Smith hand-transcribed the document, then requested (and was approved) to take the original to the Greek Orthodox Library in Jerusalem. Despite Smith writing a paper on the discovery in 1960, little attention was given to the document; as far as we know, only three other scholars ever set eyes on it, the religious historians David Flusser, Shlomo Pines, and Guy Stroumsa. Stroumsa, who saw it in 1976, appears to be the last person who gave the manuscript a close look. Smith took photographs of the pages in question, but the document itself mysteriously disappeared some time between then and 1990 and hasn't been seen since.
The putative Clement of Alexandria letter included two passages that occur nowhere in the current Gospel of Mark, but were supposedly from the longer "Mystic Gospel." One passage is much lengthier than the other; and it's that one that caused a furor, especially given how Morton Smith translated and interpreted it. Here's Smith's translation:
And they come into Bethany. And a certain woman whose brother had died was there. And, coming, she prostrated herself before Jesus and says to him, "Son of David, have mercy on me." But the disciples rebuked her. And Jesus, being angered, went off with her into the garden where the tomb was, and straightway a great cry was heard from the tomb. And going near Jesus rolled away the stone from the door of the tomb. And straightway, going in where the youth was, he stretched forth his hand and raised him, seizing his hand. But the youth, looking upon him, loved him and began to beseech him that he might be with him. And going out of the tomb they came into the house of the youth, for he was rich. And after six days Jesus told him what to do and in the evening the youth comes to him, wearing only a linen cloth over his naked body. And he remained with him that night, for Jesus taught him the mystery of the kingdom of God. And thence, arising, he returned to the other side of the Jordan.
So yeah. Smith interpreted the naked young man "remaining with Jesus that night" to mean that not only did Jesus condone homosexuality, he participated in it.
You can see why that turned some heads.
Whether this interpretation alone was the cause, historians immediately started claiming the whole thing was a forgery. Quentin Quesnell stopped just short of accusing Smith outright, but said that the "hypothetical forger matched Smith's apparent ability, opportunity, and motivation" (Vigiliae Christianae, vol. 71, no. 4, pp. 353–378).

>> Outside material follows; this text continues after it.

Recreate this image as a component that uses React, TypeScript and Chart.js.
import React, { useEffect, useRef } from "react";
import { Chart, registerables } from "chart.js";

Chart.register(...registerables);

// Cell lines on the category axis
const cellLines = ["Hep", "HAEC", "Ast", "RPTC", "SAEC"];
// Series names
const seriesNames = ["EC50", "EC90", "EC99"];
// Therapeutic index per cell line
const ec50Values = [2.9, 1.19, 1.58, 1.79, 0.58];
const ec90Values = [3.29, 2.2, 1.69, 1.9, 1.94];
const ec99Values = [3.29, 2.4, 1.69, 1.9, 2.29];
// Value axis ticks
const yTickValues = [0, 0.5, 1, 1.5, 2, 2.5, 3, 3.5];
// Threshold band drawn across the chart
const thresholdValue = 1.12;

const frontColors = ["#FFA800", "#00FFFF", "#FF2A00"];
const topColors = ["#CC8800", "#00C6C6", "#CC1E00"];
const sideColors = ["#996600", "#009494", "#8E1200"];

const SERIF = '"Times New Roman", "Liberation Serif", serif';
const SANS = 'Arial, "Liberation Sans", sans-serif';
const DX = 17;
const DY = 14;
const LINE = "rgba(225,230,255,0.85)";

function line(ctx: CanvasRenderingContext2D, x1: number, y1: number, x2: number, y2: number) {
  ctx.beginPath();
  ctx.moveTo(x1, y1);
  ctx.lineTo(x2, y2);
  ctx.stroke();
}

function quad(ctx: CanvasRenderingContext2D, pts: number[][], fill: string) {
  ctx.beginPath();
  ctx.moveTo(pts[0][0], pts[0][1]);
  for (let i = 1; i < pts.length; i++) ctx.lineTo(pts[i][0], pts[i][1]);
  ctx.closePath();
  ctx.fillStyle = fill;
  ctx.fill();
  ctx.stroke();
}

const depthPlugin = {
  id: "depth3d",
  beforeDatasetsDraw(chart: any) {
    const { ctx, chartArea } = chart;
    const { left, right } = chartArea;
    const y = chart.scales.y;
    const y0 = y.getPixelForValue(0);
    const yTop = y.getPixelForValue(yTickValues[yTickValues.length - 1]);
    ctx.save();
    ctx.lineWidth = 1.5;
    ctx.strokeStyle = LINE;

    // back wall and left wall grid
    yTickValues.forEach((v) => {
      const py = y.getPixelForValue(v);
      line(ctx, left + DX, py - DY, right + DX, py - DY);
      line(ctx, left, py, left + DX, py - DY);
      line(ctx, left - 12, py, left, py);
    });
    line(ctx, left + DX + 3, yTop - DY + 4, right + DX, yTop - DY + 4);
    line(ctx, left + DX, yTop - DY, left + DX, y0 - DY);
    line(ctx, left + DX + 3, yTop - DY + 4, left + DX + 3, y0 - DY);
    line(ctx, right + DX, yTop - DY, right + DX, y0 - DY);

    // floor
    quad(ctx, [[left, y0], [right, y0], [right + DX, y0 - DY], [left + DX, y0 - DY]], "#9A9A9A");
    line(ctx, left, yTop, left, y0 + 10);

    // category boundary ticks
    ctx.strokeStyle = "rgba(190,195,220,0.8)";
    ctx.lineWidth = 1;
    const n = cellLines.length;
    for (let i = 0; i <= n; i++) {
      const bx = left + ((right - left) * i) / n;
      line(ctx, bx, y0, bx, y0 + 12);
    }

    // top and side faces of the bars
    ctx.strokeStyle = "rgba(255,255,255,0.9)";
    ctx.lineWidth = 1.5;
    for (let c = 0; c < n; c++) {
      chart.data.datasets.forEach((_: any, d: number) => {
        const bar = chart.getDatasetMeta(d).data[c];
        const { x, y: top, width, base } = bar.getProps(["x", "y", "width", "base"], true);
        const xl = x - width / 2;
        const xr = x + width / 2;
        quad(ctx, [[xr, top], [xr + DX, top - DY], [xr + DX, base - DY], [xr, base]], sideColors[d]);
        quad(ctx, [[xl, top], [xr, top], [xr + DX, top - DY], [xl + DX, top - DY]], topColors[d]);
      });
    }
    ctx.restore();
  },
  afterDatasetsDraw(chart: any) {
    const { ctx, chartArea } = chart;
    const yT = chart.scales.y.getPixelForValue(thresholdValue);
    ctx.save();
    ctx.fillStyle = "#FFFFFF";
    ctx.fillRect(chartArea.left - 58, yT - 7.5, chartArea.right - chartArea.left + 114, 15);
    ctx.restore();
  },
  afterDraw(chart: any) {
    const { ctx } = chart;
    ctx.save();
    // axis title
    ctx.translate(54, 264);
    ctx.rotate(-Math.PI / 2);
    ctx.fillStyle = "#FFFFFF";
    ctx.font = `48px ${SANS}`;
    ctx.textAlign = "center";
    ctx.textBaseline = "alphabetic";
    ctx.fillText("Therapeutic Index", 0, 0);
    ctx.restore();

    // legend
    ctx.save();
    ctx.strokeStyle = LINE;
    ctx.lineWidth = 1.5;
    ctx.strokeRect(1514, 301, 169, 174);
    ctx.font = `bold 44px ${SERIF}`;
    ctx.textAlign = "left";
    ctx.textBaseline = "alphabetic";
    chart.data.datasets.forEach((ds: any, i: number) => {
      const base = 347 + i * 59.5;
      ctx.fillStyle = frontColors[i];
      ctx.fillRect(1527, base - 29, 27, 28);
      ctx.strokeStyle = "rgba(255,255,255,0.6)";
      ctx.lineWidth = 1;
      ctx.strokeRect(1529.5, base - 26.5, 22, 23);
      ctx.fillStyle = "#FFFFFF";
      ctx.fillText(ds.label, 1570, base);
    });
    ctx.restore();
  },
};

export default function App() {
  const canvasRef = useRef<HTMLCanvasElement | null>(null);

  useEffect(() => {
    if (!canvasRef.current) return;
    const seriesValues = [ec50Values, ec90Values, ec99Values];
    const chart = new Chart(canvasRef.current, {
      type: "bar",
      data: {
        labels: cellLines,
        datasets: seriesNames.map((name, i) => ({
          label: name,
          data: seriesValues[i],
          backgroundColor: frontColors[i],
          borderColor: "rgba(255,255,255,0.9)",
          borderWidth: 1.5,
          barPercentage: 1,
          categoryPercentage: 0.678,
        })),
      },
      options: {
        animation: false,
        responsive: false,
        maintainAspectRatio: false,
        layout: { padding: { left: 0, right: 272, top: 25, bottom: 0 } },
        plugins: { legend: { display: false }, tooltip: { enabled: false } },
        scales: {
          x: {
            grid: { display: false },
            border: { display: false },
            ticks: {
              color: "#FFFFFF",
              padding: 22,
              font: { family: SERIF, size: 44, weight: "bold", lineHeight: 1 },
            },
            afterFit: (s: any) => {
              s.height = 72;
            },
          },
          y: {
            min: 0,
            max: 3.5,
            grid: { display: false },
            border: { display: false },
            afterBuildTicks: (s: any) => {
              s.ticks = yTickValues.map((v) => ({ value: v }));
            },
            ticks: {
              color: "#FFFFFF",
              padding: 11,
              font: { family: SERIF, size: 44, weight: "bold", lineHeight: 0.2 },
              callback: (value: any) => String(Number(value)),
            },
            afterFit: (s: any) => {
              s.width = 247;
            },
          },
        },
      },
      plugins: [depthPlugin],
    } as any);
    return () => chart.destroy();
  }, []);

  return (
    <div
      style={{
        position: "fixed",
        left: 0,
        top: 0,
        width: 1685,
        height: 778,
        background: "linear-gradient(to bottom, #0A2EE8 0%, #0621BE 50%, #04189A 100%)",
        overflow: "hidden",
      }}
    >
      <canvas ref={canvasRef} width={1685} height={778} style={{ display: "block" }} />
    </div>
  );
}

Stephen Carlson went even further, as you might surmise by the title of his book on the subject -- The Gospel Hoax: Morton Smith's Invention of Secret Mark -- and points out that a 1910 catalogue of the holdings of the Mar Saba Monastery Library doesn't list the book where Smith allegedly found the document, and from that (and the book's later mysterious disappearance) Carlson concludes that Smith forged the letter, then made sure the original vanished so that modern hoax-detection techniques such as ink analysis wouldn't reveal what he'd done. Jacob Neusner, a historian specializing in ancient Judaism, called it "the forgery of the century."

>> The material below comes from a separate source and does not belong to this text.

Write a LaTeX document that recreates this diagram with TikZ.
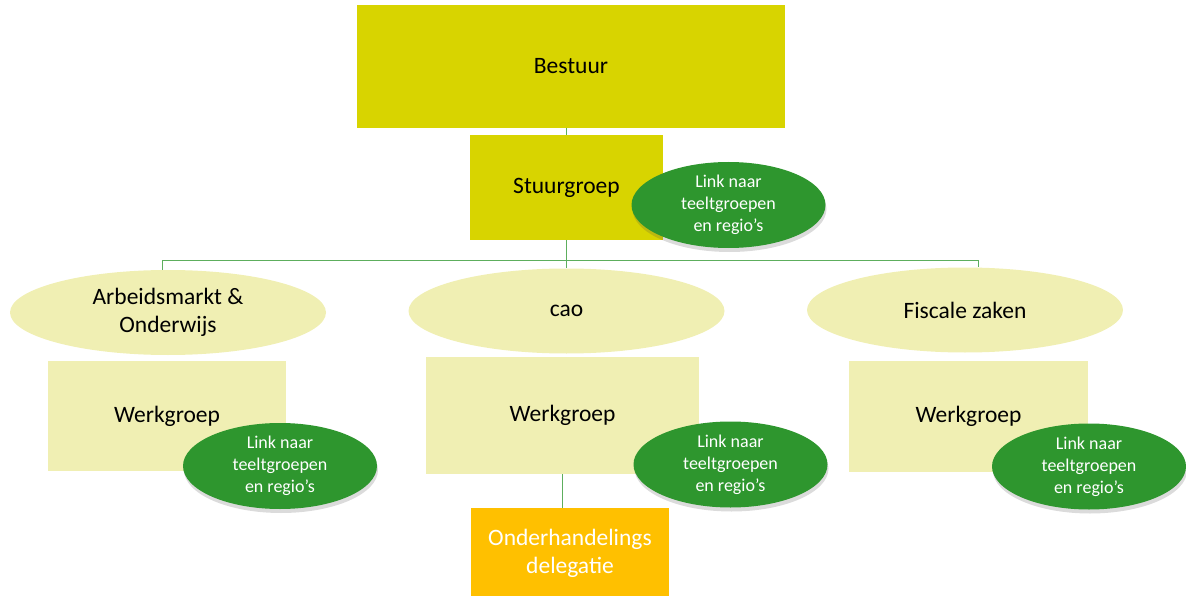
\documentclass[tikz,border=0pt]{standalone}
\usepackage{fontspec}
\setmainfont{Carlito}
\usetikzlibrary{shapes.geometric,shadows}
\definecolor{boardyellow}{HTML}{D8D400}
\definecolor{paleyellow}{HTML}{F0EFB3}
\definecolor{linkgreen}{HTML}{2E962E}
\definecolor{orangebox}{HTML}{FFC000}
\definecolor{linegreen}{HTML}{5DAE5D}
\tikzset{
  mainfont/.style={font=\fontsize{23.5}{28}\selectfont},
  darkbox/.style={rectangle, fill=boardyellow, draw=none, inner sep=0pt, mainfont, text=black},
  palebox/.style={rectangle, fill=paleyellow, draw=none, inner sep=0pt, mainfont, text=black},
  paleell/.style={ellipse, fill=paleyellow, draw=none, inner sep=0pt, minimum width=316pt, minimum height=85pt, mainfont, align=center, text=black},
  linkell/.style={ellipse, fill=linkgreen, draw=none, inner sep=0pt, minimum width=194pt, minimum height=86pt,
     font=\fontsize{18}{22}\selectfont, align=center, text=white,
     drop shadow={shadow xshift=1pt, shadow yshift=-4pt, opacity=0.2, fill=black!70}},
  orbox/.style={rectangle, fill=orangebox, draw=none, inner sep=0pt, mainfont, align=center, text=white},
  conn/.style={draw=linegreen, line width=1pt}
}
\begin{document}
\begin{tikzpicture}[x=1pt,y=-1pt]
\useasboundingbox (0,0) rectangle (1186,596);
% nodes
\node[darkbox, minimum width=428pt, minimum height=123pt] (bestuur) at (571,66.5) {\raisebox{-2pt}{Bestuur}};
\node[darkbox, minimum width=193pt, minimum height=105pt] (stuur) at (566.5,187.5) {\raisebox{-2pt}{Stuurgroep}};
\node[paleell] (arb) at (168,312.5) {Arbeidsmarkt \&\\Onderwijs};
\node[paleell] (cao) at (566.5,311) {\raisebox{-2pt}{cao}};
\node[paleell] (fis) at (965,310) {\raisebox{-2pt}{Fiscale zaken}};
\node[palebox, minimum width=238pt, minimum height=110pt] (wl) at (167,416) {\raisebox{-2pt}{Werkgroep}};
\node[palebox, minimum width=273pt, minimum height=117pt] (wm) at (562.5,415.5) {\raisebox{-2pt}{Werkgroep}};
\node[palebox, minimum width=239pt, minimum height=111pt] (wr) at (968.5,416.5) {\raisebox{-2pt}{Werkgroep}};
\node[orbox, minimum width=198pt, minimum height=90pt] (onder) at (570,553) {Onderhandelings\\delegatie};
% connectors
\coordinate (jl) at (162,260);
\coordinate (jr) at (978,260);
\draw[conn] (bestuur.south -| stuur.north) -- (stuur.north);
\draw[conn] (stuur.south) -- (cao.north);
\draw[conn] (jl) -- (jr);
\draw[conn] (jl) -- (jl |- arb.north);
\draw[conn] (jr) -- (jr |- fis.north);
\draw[conn] (wm.south) -- (wm.south |- onder.north);
% link ellipses
\node[linkell] (ls) at (728.5,205) {Link naar\\teeltgroepen\\en regio’s};
\node[linkell] (ll) at (280,466) {Link naar\\teeltgroepen\\en regio’s};
\node[linkell] (lm) at (730.5,464.5) {Link naar\\teeltgroepen\\en regio’s};
\node[linkell] (lr) at (1089,466.5) {Link naar\\teeltgroepen\\en regio’s};
\end{tikzpicture}
\end{document}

Not everyone is so sure, though. There are a good number of historians who point out that the photographs of the document (which still exist) demonstrate a sure hand at writing eighteenth-century Greek calligraphy, and further, that the writing style and word choice is completely consistent with known writings of Clement of Alexandria. Producing such a close match, they say, would have been beyond Morton Smith's knowledge, skill, and ability. New Testament scholar Bart Ehrman, in his book Lost Christianities: The Battles for Scripture and the Faiths We Never Knew, writes, "It is true that a modern forgery would be an amazing feat. For this to be forged, someone would have had to imitate an eighteenth-century Greek style of handwriting and to produce a document that is so much like Clement that it fools experts who spend their lives analyzing Clement, which quotes a previously lost passage from Mark that is so much like Mark that it fools experts who spend their lives analyzing Mark. If this is forged, it is one of the greatest works of scholarship of the twentieth century, by someone who put an uncanny amount of work into it."

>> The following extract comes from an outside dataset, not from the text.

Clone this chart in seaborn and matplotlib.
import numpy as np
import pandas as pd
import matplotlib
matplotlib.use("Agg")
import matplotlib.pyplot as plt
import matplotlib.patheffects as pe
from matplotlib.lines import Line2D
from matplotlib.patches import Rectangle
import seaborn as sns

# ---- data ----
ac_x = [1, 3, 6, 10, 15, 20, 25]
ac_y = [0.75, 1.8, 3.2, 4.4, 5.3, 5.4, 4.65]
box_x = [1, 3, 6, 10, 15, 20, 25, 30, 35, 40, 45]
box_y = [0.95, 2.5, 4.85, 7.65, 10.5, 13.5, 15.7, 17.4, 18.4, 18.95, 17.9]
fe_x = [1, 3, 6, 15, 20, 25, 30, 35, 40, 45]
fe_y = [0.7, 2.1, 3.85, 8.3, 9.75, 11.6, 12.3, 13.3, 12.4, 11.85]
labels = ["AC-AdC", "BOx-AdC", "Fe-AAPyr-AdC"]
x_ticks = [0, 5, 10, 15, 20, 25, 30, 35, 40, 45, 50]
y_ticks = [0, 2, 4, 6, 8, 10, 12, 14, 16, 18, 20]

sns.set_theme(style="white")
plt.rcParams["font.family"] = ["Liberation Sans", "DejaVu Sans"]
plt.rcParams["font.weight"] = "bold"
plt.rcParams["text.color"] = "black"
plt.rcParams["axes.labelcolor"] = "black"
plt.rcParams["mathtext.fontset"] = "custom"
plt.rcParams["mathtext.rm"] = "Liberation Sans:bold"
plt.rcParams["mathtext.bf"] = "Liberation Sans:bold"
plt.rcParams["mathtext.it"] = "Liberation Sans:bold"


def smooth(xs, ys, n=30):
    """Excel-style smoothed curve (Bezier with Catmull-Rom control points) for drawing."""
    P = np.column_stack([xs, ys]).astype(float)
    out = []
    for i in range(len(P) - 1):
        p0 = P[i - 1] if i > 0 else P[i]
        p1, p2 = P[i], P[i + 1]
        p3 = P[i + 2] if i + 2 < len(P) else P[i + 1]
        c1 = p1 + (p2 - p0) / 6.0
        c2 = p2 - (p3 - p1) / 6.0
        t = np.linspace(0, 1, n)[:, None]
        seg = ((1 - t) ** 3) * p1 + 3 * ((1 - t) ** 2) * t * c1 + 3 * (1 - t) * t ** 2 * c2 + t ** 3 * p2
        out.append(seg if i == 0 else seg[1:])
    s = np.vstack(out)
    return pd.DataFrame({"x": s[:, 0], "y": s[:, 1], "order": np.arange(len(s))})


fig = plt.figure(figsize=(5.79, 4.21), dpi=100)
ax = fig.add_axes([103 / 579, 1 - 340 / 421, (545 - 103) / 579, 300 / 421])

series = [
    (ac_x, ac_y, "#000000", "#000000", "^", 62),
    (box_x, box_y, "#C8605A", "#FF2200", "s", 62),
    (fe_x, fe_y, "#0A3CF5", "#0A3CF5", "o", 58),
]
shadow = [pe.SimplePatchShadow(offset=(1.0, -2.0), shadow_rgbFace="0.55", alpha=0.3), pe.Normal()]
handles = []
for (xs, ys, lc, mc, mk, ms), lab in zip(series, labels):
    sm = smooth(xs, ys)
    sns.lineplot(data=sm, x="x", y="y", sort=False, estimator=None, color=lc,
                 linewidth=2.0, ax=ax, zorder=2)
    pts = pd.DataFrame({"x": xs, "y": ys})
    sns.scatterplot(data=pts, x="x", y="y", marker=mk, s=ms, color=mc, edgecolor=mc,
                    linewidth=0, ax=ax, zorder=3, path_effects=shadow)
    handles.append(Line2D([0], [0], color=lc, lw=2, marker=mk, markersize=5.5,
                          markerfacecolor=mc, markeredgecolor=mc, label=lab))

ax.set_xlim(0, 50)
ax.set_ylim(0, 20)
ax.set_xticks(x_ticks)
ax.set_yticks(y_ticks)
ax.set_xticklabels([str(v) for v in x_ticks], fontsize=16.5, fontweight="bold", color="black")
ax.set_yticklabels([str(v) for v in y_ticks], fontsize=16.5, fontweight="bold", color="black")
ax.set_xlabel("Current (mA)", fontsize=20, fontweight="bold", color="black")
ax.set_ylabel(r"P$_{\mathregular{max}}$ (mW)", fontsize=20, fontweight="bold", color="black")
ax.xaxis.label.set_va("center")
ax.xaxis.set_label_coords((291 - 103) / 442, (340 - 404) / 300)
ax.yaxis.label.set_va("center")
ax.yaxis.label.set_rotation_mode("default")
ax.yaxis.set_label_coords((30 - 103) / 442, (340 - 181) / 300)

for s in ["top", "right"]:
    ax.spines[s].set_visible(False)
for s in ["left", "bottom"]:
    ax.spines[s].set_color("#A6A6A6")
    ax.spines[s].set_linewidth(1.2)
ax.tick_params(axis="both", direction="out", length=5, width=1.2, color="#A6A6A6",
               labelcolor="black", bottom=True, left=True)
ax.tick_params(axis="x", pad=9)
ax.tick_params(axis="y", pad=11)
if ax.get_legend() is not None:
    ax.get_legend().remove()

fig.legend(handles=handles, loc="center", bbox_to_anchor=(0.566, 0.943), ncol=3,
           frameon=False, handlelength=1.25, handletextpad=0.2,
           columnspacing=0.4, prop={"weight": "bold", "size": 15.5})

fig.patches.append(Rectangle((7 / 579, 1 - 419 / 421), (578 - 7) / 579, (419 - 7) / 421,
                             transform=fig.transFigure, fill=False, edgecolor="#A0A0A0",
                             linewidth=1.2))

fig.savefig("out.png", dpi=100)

And the historians are still arguing about this. One of those impossible questions to settle, as far as I can see, given that the original document is AWOL, whether by accident or design. Responses by scholars and interested laypeople vary from "it was a hoax from beginning to end, and Smith did it" to "the letter isn't authentic but was an earlier forgery, and Smith got fooled but was acting in good faith" to "the letter was an authentic transcription from Clement, but the passages weren't actually by the Evangelist Mark" to "okay, they're by Mark, but the gay Jesus passage is being mistranslated or misinterpreted" to "yay! Gay Jesus FTW!"
It's hard to escape the conclusion that everyone's taking this and finding ways to use it to support whatever it was they already believed.
The problem here is that the evidence we actually have is somewhere beyond thin -- a photograph of an eighteenth-century transcription (for which the original is lost) of a third-century letter (for which the original is even loster, if it ever existed in the first place) of some extra passages for a Gospel that a even lot of the devout think wasn't itself written until at least three decades after Jesus's death. So from that, you can conclude damn near anything you want.
I mean, I love archaeology and history, but really.
So that's our excursion into the labyrinth of biblical scholarship. Me, I think I'll move on to something I can be more sure about, like quantum physics. At least there, the whole concept of the Uncertainty Principle has a clear definition.